Johnson agrees: "It’s having a ripple effect on the whole community."


Bad economic times can be opportunities for transformational change, says Michelle Rhee, the former Washington, D.C., schools chancellor who stood with Sandoval in January when he rolled out his plans for education reform.

Rhee acknowledges that coupling reform with budget cuts is not ideal, but says tough times can open a window of opportunity that’s closed when funds are flowing freely.

"In fat economic times, no one is going to talk about layoff policies," says Rhee, who headed Washington’s struggling public schools from 2007-10 and pushed for the kinds of reform Sandoval now wants.

"No one is going to talk about the detrimental impact that seniority-based layoffs have because it’s not an issue. The way or time to address those issues is when reality is staring you in the face."

As Washington schools chancellor, Rhee made teacher quality a centerpiece issue. In the year before she took charge, not one teacher had been dismissed for poor performance in what was the lowest-performing district in the nation, she says.

"We, through the collective bargaining process, signed a contract that got rid of seniority, tenure and lockstep pay," Rhee says. "It took me almost three years to do it."

Quality-based layoffs also can save about 30 percent of jobs on the chopping block, she maintains. "Last in, first out" policies mean the newest and lowest-paid teachers go first, even if they’re outperforming senior staff who earn more.

Seniority-based layoffs also penalize low-performing urban schools, which tend to have the largest populations of new teachers, Rhee notes.

"Are we really going to allow our kids to suffer?" she asks.

While speaking with a group of Nevada public school teachers, Rhee says she met one individual who was notified his job had been eliminated after he was named his building’s teacher of the year.

"Some of the best teachers in the state are being let go," she says.

In briefings with the Clark County School Board, Haldeman, who lobbies for the district during the session, has said that lawmakers express frustration that the process for terminating bad teachers is so drawn out.

It is very difficult to dismiss nonprobationary employees, agrees Jon Okazaki, senior assistant general counsel for the district.
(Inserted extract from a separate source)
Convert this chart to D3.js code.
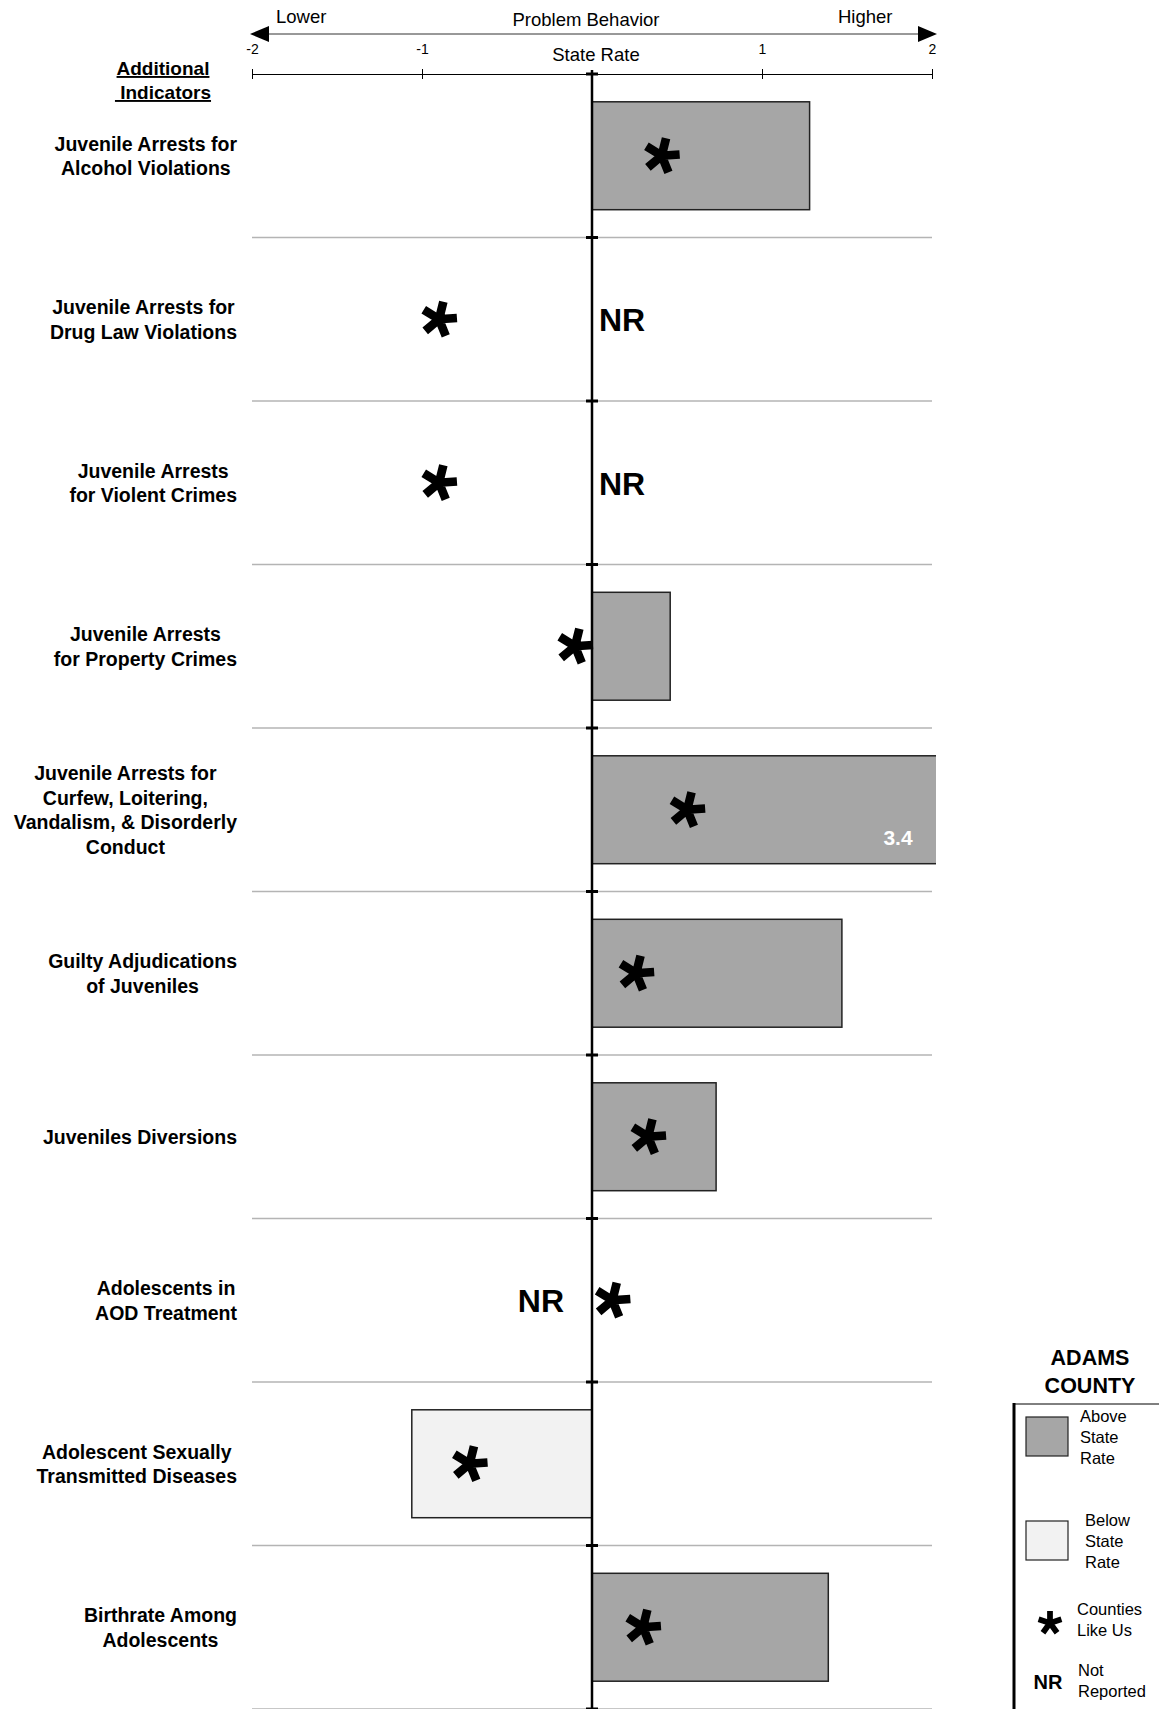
<!DOCTYPE html>
<html>
<head>
<meta charset="utf-8">
<script src="https://cdn.jsdelivr.net/npm/d3@7"></script>
<style>
  html, body { margin: 0; padding: 0; background: #fff; }
  svg { display: block; font-family: "Liberation Sans", Arial, sans-serif; }
</style>
</head>
<body>
<svg id="chart" width="1159" height="1709"></svg>
<script>
// ---- Data ----
const categories = [
  ["Juvenile Arrests for", "Alcohol Violations"],
  ["Juvenile Arrests for", "Drug Law Violations"],
  ["Juvenile Arrests", "for Violent Crimes"],
  ["Juvenile Arrests", "for Property Crimes"],
  ["Juvenile Arrests for", "Curfew, Loitering,", "Vandalism, & Disorderly", "Conduct"],
  ["Guilty Adjudications", "of Juveniles"],
  ["Juveniles Diversions"],
  ["Adolescents in", "AOD Treatment"],
  ["Adolescent Sexually", "Transmitted Diseases"],
  ["Birthrate Among", "Adolescents"]
];
// County value relative to state rate (null = Not Reported)
const countyValues = [1.28, null, null, 0.46, 3.4, 1.47, 0.73, null, -1.06, 1.39];
// "Counties Like Us" comparison values
const likeUsValues = [0.41, -0.90, -0.90, -0.10, 0.56, 0.26, 0.33, 0.12, -0.72, 0.30];
const tickValues = [-2, -1, 1, 2];
const tickLabels = ["-2", "-1", "1", "2"];
const axisTitle = "Problem Behavior";
const lowLabel = "Lower";
const highLabel = "Higher";
const zeroLabel = "State Rate";
const sectionTitle = ["Additional", " Indicators"];
const legendTitle = ["ADAMS", "COUNTY"];
const legendItems = [
  {kind: "above", lines: ["Above", "State", "Rate"]},
  {kind: "below", lines: ["Below", "State", "Rate"]},
  {kind: "star", lines: ["Counties", "Like Us"]},
  {kind: "nr", lines: ["Not", "Reported"]}
];

// ---- Layout ----
const W = 1159, H = 1709;
const axisY = 74;
const svg = d3.select("#chart");
svg.append("rect").attr("width", W).attr("height", H).attr("fill", "#fff");

const x = d3.scaleLinear().domain([-2, 2]).range([252, 932]);
const y = d3.scaleBand().domain(d3.range(categories.length)).range([axisY, 1709]);
const bw = y.bandwidth();
const barH = bw * 0.66;
const x0 = x(0);

const aboveFill = "#a6a6a6", belowFill = "#f2f2f2";

// five-armed asterisk symbol (one arm pointing right)
const asterisk5 = {
  draw(context, size) {
    const L = Math.sqrt(size);          // arm length
    const hw = L * 0.24;                // arm half-width
    for (let k = 0; k < 5; k++) {
      const a = k * 2 * Math.PI / 5;
      const c = Math.cos(a), s = Math.sin(a);
      const pts = [[-hw * 0.2, -hw], [L, -hw], [L, hw], [-hw * 0.2, hw]];
      pts.forEach((p, j) => {
        const px = p[0] * c - p[1] * s, py = p[0] * s + p[1] * c;
        if (j === 0) context.moveTo(px, py); else context.lineTo(px, py);
      });
      context.closePath();
    }
  }
};
const starPath = d3.symbol().type(asterisk5).size(18 * 18);
const starPathSmall = d3.symbol().type(asterisk5).size(12 * 12);

// gridlines
svg.append("g").selectAll("line").data(d3.range(categories.length)).join("line")
  .attr("x1", x(-2)).attr("x2", x(2))
  .attr("y1", d => y(d) + bw).attr("y2", d => y(d) + bw)
  .attr("stroke", "#b4b4b4").attr("stroke-width", 1.5);

// top arrow
const arrowY = 34;
svg.append("line").attr("x1", x(-2) + 14).attr("x2", x(2) - 14)
  .attr("y1", arrowY).attr("y2", arrowY).attr("stroke", "#333").attr("stroke-width", 1);
svg.append("path").attr("d", `M${x(-2) - 2},${arrowY} L${x(-2) + 17},${arrowY - 8} L${x(-2) + 17},${arrowY + 8} Z`).attr("fill", "#000");
svg.append("path").attr("d", `M${x(2) + 5},${arrowY} L${x(2) - 14},${arrowY - 8} L${x(2) - 14},${arrowY + 8} Z`).attr("fill", "#000");
svg.append("text").attr("x", 276).attr("y", 23).attr("font-size", 18.5).text(lowLabel);
svg.append("text").attr("x", 838).attr("y", 23).attr("font-size", 18.5).text(highLabel);
svg.append("text").attr("x", 586).attr("y", 26).attr("font-size", 18.5).attr("text-anchor", "middle").text(axisTitle);

// axis
const axis = d3.axisBottom(x).tickValues(tickValues)
  .tickFormat((d, i) => tickLabels[i]).tickSize(5).tickSizeOuter(0);
const ag = svg.append("g").attr("transform", `translate(0,${axisY})`).call(axis);
ag.select(".domain").attr("stroke", "#000").attr("stroke-width", 1);
ag.selectAll(".tick line").attr("y1", -5).attr("y2", 5).attr("stroke", "#000");
ag.selectAll(".tick text").attr("y", -20).attr("dy", 0).attr("font-size", 14)
  .attr("font-family", "Liberation Sans, Arial, sans-serif").attr("fill", "#000");
svg.append("text").attr("x", x0 + 4).attr("y", 61).attr("font-size", 18.5)
  .attr("text-anchor", "middle").text(zeroLabel);

// section title
const st = svg.append("text").attr("font-size", 19).attr("font-weight", "bold")
  .attr("text-anchor", "middle").attr("text-decoration", "underline");
sectionTitle.forEach((t, i) => st.append("tspan").attr("x", 163).attr("y", 75 + i * 24).attr("xml:space", "preserve").text(t));

// clip for bars
svg.append("clipPath").attr("id", "plotclip").append("rect")
  .attr("x", x(-2) - 2).attr("y", 0).attr("width", x(2) + 4 - (x(-2) - 2)).attr("height", H);

// bars
const bars = svg.append("g").attr("clip-path", "url(#plotclip)");
countyValues.forEach((v, i) => {
  if (v === null) return;
  const xa = x(Math.min(0, v)), xb = x(Math.max(0, v));
  bars.append("rect")
    .attr("x", xa).attr("y", y(i) + (bw - barH) / 2)
    .attr("width", xb - xa).attr("height", barH)
    .attr("fill", v >= 0 ? aboveFill : belowFill)
    .attr("stroke", "#222").attr("stroke-width", 1.5);
  if (v > 2) {
    svg.append("text").attr("x", x(1.8)).attr("y", y(i) + bw / 2 + barH / 2 - 19)
      .attr("text-anchor", "middle").attr("font-size", 21).attr("font-weight", "bold")
      .attr("fill", "#fff").text(d3.format(".1f")(v));
  }
});

// zero line + its ticks
svg.append("line").attr("x1", x0).attr("x2", x0).attr("y1", axisY - 4).attr("y2", H)
  .attr("stroke", "#000").attr("stroke-width", 2.5);
svg.append("g").selectAll("line").data([axisY].concat(d3.range(categories.length).map(i => y(i) + bw))).join("line")
  .attr("x1", x0 - 6).attr("x2", x0 + 6).attr("y1", d => d).attr("y2", d => d)
  .attr("stroke", "#000").attr("stroke-width", 3);

// NR markers
countyValues.forEach((v, i) => {
  if (v !== null) return;
  const left = likeUsValues[i] > 0;
  svg.append("text")
    .attr("x", left ? x0 - 28 : x0 + 7)
    .attr("y", y(i) + bw / 2 + 12)
    .attr("text-anchor", left ? "end" : "start")
    .attr("font-size", 32).attr("font-weight", "bold").text("NR");
});

// stars
svg.append("g").selectAll("path").data(likeUsValues).join("path")
  .attr("d", starPath())
  .attr("transform", (d, i) => `translate(${x(d)},${y(i) + bw / 2}) rotate(-4)`)
  .attr("fill", "#000");

// category labels
const labelRight = 237;
categories.forEach((lines, i) => {
  const g = svg.append("g");
  const n = lines.length, lh = 24.5;
  const cy = y(i) + bw / 2;
  const texts = lines.map((t, j) => g.append("text")
    .attr("y", cy + (j - (n - 1) / 2) * lh + 7)
    .attr("font-size", 19.5).attr("font-weight", "bold")
    .attr("text-anchor", "middle").text(t));
  const maxW = d3.max(texts, t => t.node().getComputedTextLength());
  texts.forEach(t => t.attr("x", labelRight - maxW / 2));
});

// legend
const lg = svg.append("g");
legendTitle.forEach((t, i) => lg.append("text").attr("x", 1090).attr("y", 1365 + i * 28)
  .attr("text-anchor", "middle").attr("font-size", 21.5).attr("font-weight", "bold").text(t));
lg.append("line").attr("x1", 1014).attr("x2", 1159).attr("y1", 1404).attr("y2", 1404)
  .attr("stroke", "#000").attr("stroke-width", 1);
lg.append("line").attr("x1", 1014).attr("x2", 1014).attr("y1", 1403).attr("y2", H)
  .attr("stroke", "#000").attr("stroke-width", 3);
const legendY = [1437, 1541, 1619, 1680];
legendItems.forEach((it, k) => {
  const cy = legendY[k];
  let tx = 1080;
  if (it.kind === "above" || it.kind === "below") {
    lg.append("rect").attr("x", 1026).attr("y", cy - 20).attr("width", 42).attr("height", 39)
      .attr("fill", it.kind === "above" ? aboveFill : belowFill)
      .attr("stroke", "#222").attr("stroke-width", 1.2);
    if (it.kind === "below") tx = 1085;
  } else if (it.kind === "star") {
    lg.append("path").attr("d", starPathSmall()).attr("transform", `translate(1050,${cy + 4}) rotate(-90)`)
      .attr("fill", "#000");
    tx = 1077;
  } else {
    lg.append("text").attr("x", 1048).attr("y", cy + 9).attr("text-anchor", "middle")
      .attr("font-size", 20).attr("font-weight", "bold").text("NR");
    tx = 1078;
  }
  const n = it.lines.length, lh = 21;
  it.lines.forEach((t, j) => lg.append("text").attr("x", tx)
    .attr("y", cy + (j - (n - 1) / 2) * lh + 6).attr("font-size", 16.5).text(t));
});
</script>
</body>
</html>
It’s not even something the district will attempt unless there’s a clear chance of prevailing.

That means that all the steps spelled out in Nevada law and the terms of progressive discipline in employee contracts have been followed. In the case of teachers and licensed employees, oral and written warnings were issued. An admonition was issued. Short-term and/or long-term suspension happened, along with another admonition. Dismissal is the last option exercised.

"We take seriously our obligation to assist employees when it comes to improving skills and performance," Okazaki says.

In 2009-10, 127 nonprobationary licensed employees were recommended for dismissal. Twenty-four were reinstated through settlements with the district, five prevailed in arbitration and 20 cases remain open, he says.

What’s important to remember, he emphasizes, is that those numbers only reflect employees in the last stage of the disciplinary process. A higher number of employees go through one or more of the earlier steps, he says, and improve along the way or quit before the process is complete.

Firing a bad teacher can take up to three years, Murillo concedes, but he argues that those individuals deserve the chance to correct their deficiencies and are entitled to due process. The push to eliminate collective bargaining, cut wages and eliminate seniority will only serve to drive good teachers out of the classroom, he says. That’s not reform, he contends. That’s self-destruction.

"These are things that we bargained for over the years that the district agreed to," Murillo says. "We didn’t take anything. And once you give up salary, once you give up benefits, you never get it back."